> **Dataset content**
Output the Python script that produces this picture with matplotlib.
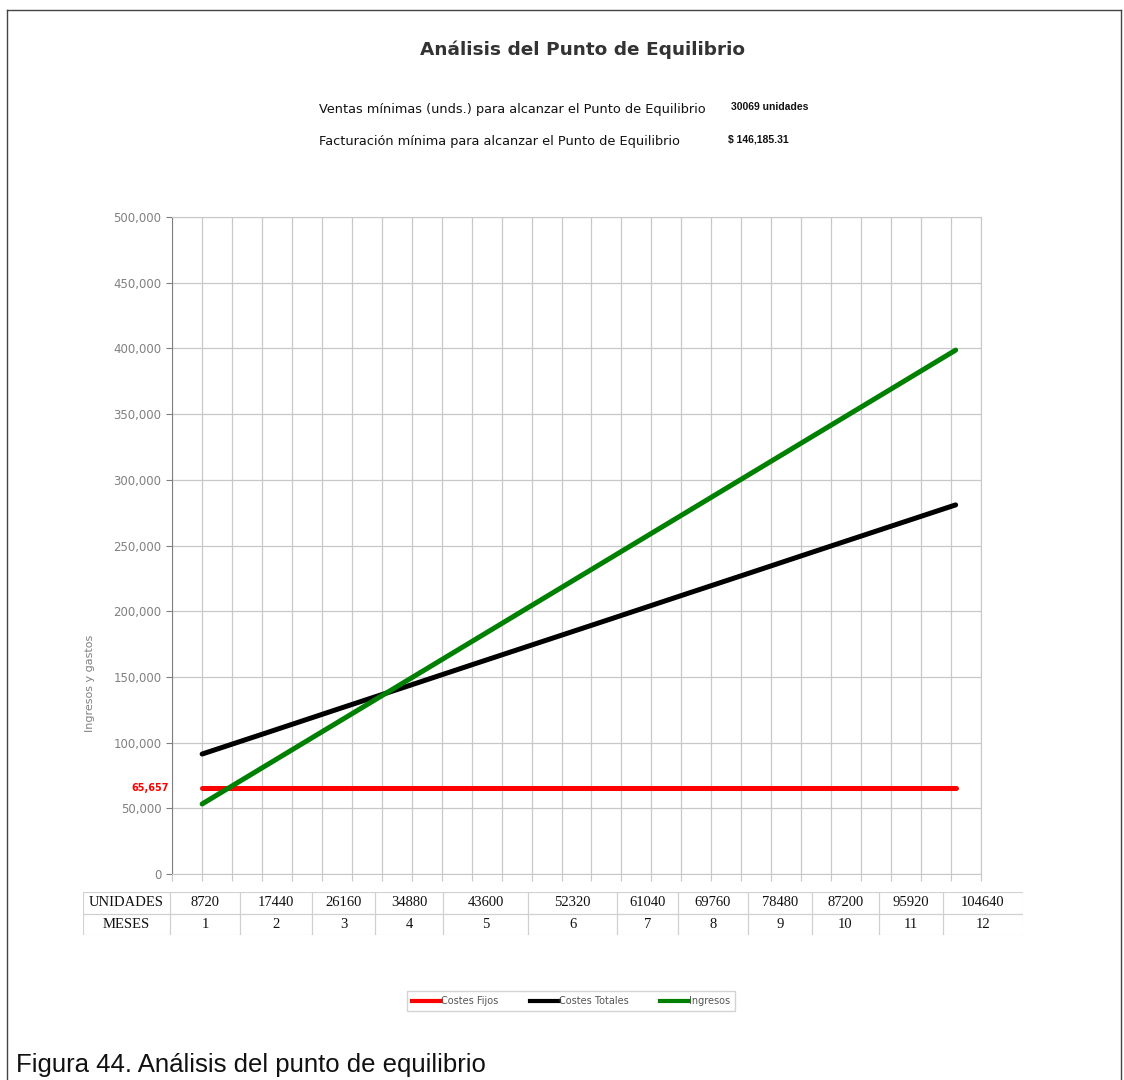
import numpy as np
import matplotlib
matplotlib.use("Agg")
import matplotlib.pyplot as plt
from matplotlib.lines import Line2D
from matplotlib.patches import Rectangle

# chart data
MESES = [1, 2, 3, 4, 5, 6, 7, 8, 9, 10, 11, 12]
UNIDADES = [8720, 17440, 26160, 34880, 43600, 52320, 61040, 69760, 78480, 87200, 95920, 104640]
COSTES_FIJOS = [65657] * 12
COSTES_TOTALES = [91300, 108500, 125800, 143000, 160300, 177500, 194700, 212000, 229200, 246500, 263700, 280900]
INGRESOS = [53300, 84700, 116100, 147500, 178900, 210300, 241700, 273100, 304500, 335900, 367300, 398700]
VENTAS_MIN = "30069 unidades"
FACTURACION_MIN = "$ 146,185.31"

W, H = 1124, 1080
fig = plt.figure(figsize=(W / 100, H / 100), dpi=100)

def fx(px): return px / W
def fy(py): return 1 - py / H

GRID = "#c8c8c8"
GRAY = "#808080"

# outer frame
fig.add_artist(Line2D([fx(7), fx(7)], [0, fy(10)], color="#444444", lw=1))
fig.add_artist(Line2D([fx(7), fx(1121)], [fy(10), fy(10)], color="#444444", lw=1))
fig.add_artist(Line2D([fx(1121), fx(1121)], [fy(10), 0], color="#444444", lw=1))

fig.text(fx(583), fy(50), "Análisis del Punto de Equilibrio", ha="center", va="center",
         fontsize=13.3, fontweight="bold", color="#333333", family="DejaVu Sans")
fig.text(fx(319), fy(110), "Ventas mínimas (unds.) para alcanzar el Punto de Equilibrio",
         ha="left", va="center", fontsize=9.3, color="#111111", family="DejaVu Sans")
fig.text(fx(731), fy(107), VENTAS_MIN, ha="left", va="center", fontsize=7.5,
         fontweight="bold", color="#111111", family="Liberation Sans")
fig.text(fx(319), fy(141), "Facturación mínima para alcanzar el Punto de Equilibrio",
         ha="left", va="center", fontsize=9.3, color="#111111", family="DejaVu Sans")
fig.text(fx(728), fy(139), FACTURACION_MIN, ha="left", va="center", fontsize=7.5,
         fontweight="bold", color="#111111", family="Liberation Sans")

# main chart
ax = fig.add_axes([fx(172), fy(874), fx(981) - fx(172), fy(217) - fy(874)])
x0, x1 = 0.56, 12.37
ax.set_xlim(x0, x1)
ax.set_ylim(0, 500000)
ax.set_xticks(np.linspace(x0, x1, 28))
ax.set_xticklabels([])
ax.set_yticks(np.arange(0, 500001, 50000))
ax.set_yticklabels([f"{v:,}" for v in range(0, 500001, 50000)])
ax.tick_params(axis="y", colors=GRAY, labelsize=8.5, length=4, width=0.8, labelcolor=GRAY)
ax.tick_params(axis="x", colors=GRID, length=5, width=0.8)
ax.grid(True, color=GRID, lw=0.9)
ax.set_axisbelow(True)
for side in ["top", "right", "bottom"]:
    ax.spines[side].set_color(GRID)
ax.spines["left"].set_color(GRAY)
ax.set_ylabel("Ingresos y gastos", color=GRAY, fontsize=8)
ax.yaxis.set_label_coords(-0.095, 0.29)

ax.plot(MESES, COSTES_FIJOS, color="#ff0000", lw=3.6, solid_capstyle="round", label="Costes Fijos")
ax.plot(MESES, COSTES_TOTALES, color="black", lw=3.6, solid_capstyle="round", label="Costes Totales")
ax.plot(MESES, INGRESOS, color="#008000", lw=3.6, solid_capstyle="round", label="Ingresos")

ax.annotate(f"{COSTES_FIJOS[0]:,}", xy=(0, COSTES_FIJOS[0]), xycoords=("axes fraction", "data"),
            xytext=(-2, 0), textcoords="offset points", ha="right", va="center",
            color="#ff0000", fontsize=7, fontweight="bold", family="DejaVu Sans")

# units / months table
col_edges = [83, 170, 240, 312, 375, 443, 528, 617, 678, 748, 812, 879, 943, 1023]
tab = fig.add_axes([fx(83), fy(935), fx(1023) - fx(83), fy(892) - fy(935)])
tab.set_xlim(83, 1023)
tab.set_ylim(0, 2)
tab.axis("off")
rows = [("UNIDADES", UNIDADES), ("MESES", MESES)]
for r, (name, vals) in enumerate(rows):
    yb = 1 - r
    cells = [name] + [str(v) for v in vals]
    for c, txt in enumerate(cells):
        l, rgt = col_edges[c], col_edges[c + 1]
        tab.add_patch(Rectangle((l, yb), rgt - l, 1, fill=False, ec="#d0d0d0", lw=0.8))
        tab.text((l + rgt) / 2, yb + 0.5, txt, ha="center", va="center",
                 fontsize=10.5, family="Liberation Serif", color="#111111")

# legend
handles = [Line2D([], [], color="#ff0000", lw=3),
           Line2D([], [], color="black", lw=3),
           Line2D([], [], color="#008000", lw=3)]
leg = fig.legend(handles, ["Costes Fijos", "Costes Totales", "Ingresos"], ncol=3,
                 loc="center", bbox_to_anchor=(fx(571), fy(1001)), fontsize=7,
                 frameon=True, fancybox=False, edgecolor="#c8c8c8", handlelength=3,
                 handletextpad=0.0, columnspacing=3.2, borderpad=0.5)
for t in leg.get_texts():
    t.set_color("#555555")

fig.text(fx(16), fy(1053), "Figura 44. Análisis del punto de equilibrio", ha="left", va="top",
         fontsize=18.5, color="#111111", family="Liberation Sans")

fig.savefig("out.png", dpi=100)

> **Exercise description**
From start to finish, output the listing exactly, but omit its pictures.

> **Output of the exercise**
Output the Python script that produces this picture with matplotlib.
import numpy as np
import matplotlib
matplotlib.use("Agg")
import matplotlib.pyplot as plt
from matplotlib.lines import Line2D
from matplotlib.patches import Rectangle

# chart data
MESES = [1, 2, 3, 4, 5, 6, 7, 8, 9, 10, 11, 12]
UNIDADES = [8720, 17440, 26160, 34880, 43600, 52320, 61040, 69760, 78480, 87200, 95920, 104640]
COSTES_FIJOS = [65657] * 12
COSTES_TOTALES = [91300, 108500, 125800, 143000, 160300, 177500, 194700, 212000, 229200, 246500, 263700, 280900]
INGRESOS = [53300, 84700, 116100, 147500, 178900, 210300, 241700, 273100, 304500, 335900, 367300, 398700]
VENTAS_MIN = "30069 unidades"
FACTURACION_MIN = "$ 146,185.31"

W, H = 1124, 1080
fig = plt.figure(figsize=(W / 100, H / 100), dpi=100)

def fx(px): return px / W
def fy(py): return 1 - py / H

GRID = "#c8c8c8"
GRAY = "#808080"

# outer frame
fig.add_artist(Line2D([fx(7), fx(7)], [0, fy(10)], color="#444444", lw=1))
fig.add_artist(Line2D([fx(7), fx(1121)], [fy(10), fy(10)], color="#444444", lw=1))
fig.add_artist(Line2D([fx(1121), fx(1121)], [fy(10), 0], color="#444444", lw=1))

fig.text(fx(583), fy(50), "Análisis del Punto de Equilibrio", ha="center", va="center",
         fontsize=13.3, fontweight="bold", color="#333333", family="DejaVu Sans")
fig.text(fx(319), fy(110), "Ventas mínimas (unds.) para alcanzar el Punto de Equilibrio",
         ha="left", va="center", fontsize=9.3, color="#111111", family="DejaVu Sans")
fig.text(fx(731), fy(107), VENTAS_MIN, ha="left", va="center", fontsize=7.5,
         fontweight="bold", color="#111111", family="Liberation Sans")
fig.text(fx(319), fy(141), "Facturación mínima para alcanzar el Punto de Equilibrio",
         ha="left", va="center", fontsize=9.3, color="#111111", family="DejaVu Sans")
fig.text(fx(728), fy(139), FACTURACION_MIN, ha="left", va="center", fontsize=7.5,
         fontweight="bold", color="#111111", family="Liberation Sans")

# main chart
ax = fig.add_axes([fx(172), fy(874), fx(981) - fx(172), fy(217) - fy(874)])
x0, x1 = 0.56, 12.37
ax.set_xlim(x0, x1)
ax.set_ylim(0, 500000)
ax.set_xticks(np.linspace(x0, x1, 28))
ax.set_xticklabels([])
ax.set_yticks(np.arange(0, 500001, 50000))
ax.set_yticklabels([f"{v:,}" for v in range(0, 500001, 50000)])
ax.tick_params(axis="y", colors=GRAY, labelsize=8.5, length=4, width=0.8, labelcolor=GRAY)
ax.tick_params(axis="x", colors=GRID, length=5, width=0.8)
ax.grid(True, color=GRID, lw=0.9)
ax.set_axisbelow(True)
for side in ["top", "right", "bottom"]:
    ax.spines[side].set_color(GRID)
ax.spines["left"].set_color(GRAY)
ax.set_ylabel("Ingresos y gastos", color=GRAY, fontsize=8)
ax.yaxis.set_label_coords(-0.095, 0.29)

ax.plot(MESES, COSTES_FIJOS, color="#ff0000", lw=3.6, solid_capstyle="round", label="Costes Fijos")
ax.plot(MESES, COSTES_TOTALES, color="black", lw=3.6, solid_capstyle="round", label="Costes Totales")
ax.plot(MESES, INGRESOS, color="#008000", lw=3.6, solid_capstyle="round", label="Ingresos")

ax.annotate(f"{COSTES_FIJOS[0]:,}", xy=(0, COSTES_FIJOS[0]), xycoords=("axes fraction", "data"),
            xytext=(-2, 0), textcoords="offset points", ha="right", va="center",
            color="#ff0000", fontsize=7, fontweight="bold", family="DejaVu Sans")

# units / months table
col_edges = [83, 170, 240, 312, 375, 443, 528, 617, 678, 748, 812, 879, 943, 1023]
tab = fig.add_axes([fx(83), fy(935), fx(1023) - fx(83), fy(892) - fy(935)])
tab.set_xlim(83, 1023)
tab.set_ylim(0, 2)
tab.axis("off")
rows = [("UNIDADES", UNIDADES), ("MESES", MESES)]
for r, (name, vals) in enumerate(rows):
    yb = 1 - r
    cells = [name] + [str(v) for v in vals]
    for c, txt in enumerate(cells):
        l, rgt = col_edges[c], col_edges[c + 1]
        tab.add_patch(Rectangle((l, yb), rgt - l, 1, fill=False, ec="#d0d0d0", lw=0.8))
        tab.text((l + rgt) / 2, yb + 0.5, txt, ha="center", va="center",
                 fontsize=10.5, family="Liberation Serif", color="#111111")

# legend
handles = [Line2D([], [], color="#ff0000", lw=3),
           Line2D([], [], color="black", lw=3),
           Line2D([], [], color="#008000", lw=3)]
leg = fig.legend(handles, ["Costes Fijos", "Costes Totales", "Ingresos"], ncol=3,
                 loc="center", bbox_to_anchor=(fx(571), fy(1001)), fontsize=7,
                 frameon=True, fancybox=False, edgecolor="#c8c8c8", handlelength=3,
                 handletextpad=0.0, columnspacing=3.2, borderpad=0.5)
for t in leg.get_texts():
    t.set_color("#555555")

fig.text(fx(16), fy(1053), "Figura 44. Análisis del punto de equilibrio", ha="left", va="top",
         fontsize=18.5, color="#111111", family="Liberation Sans")

fig.savefig("out.png", dpi=100)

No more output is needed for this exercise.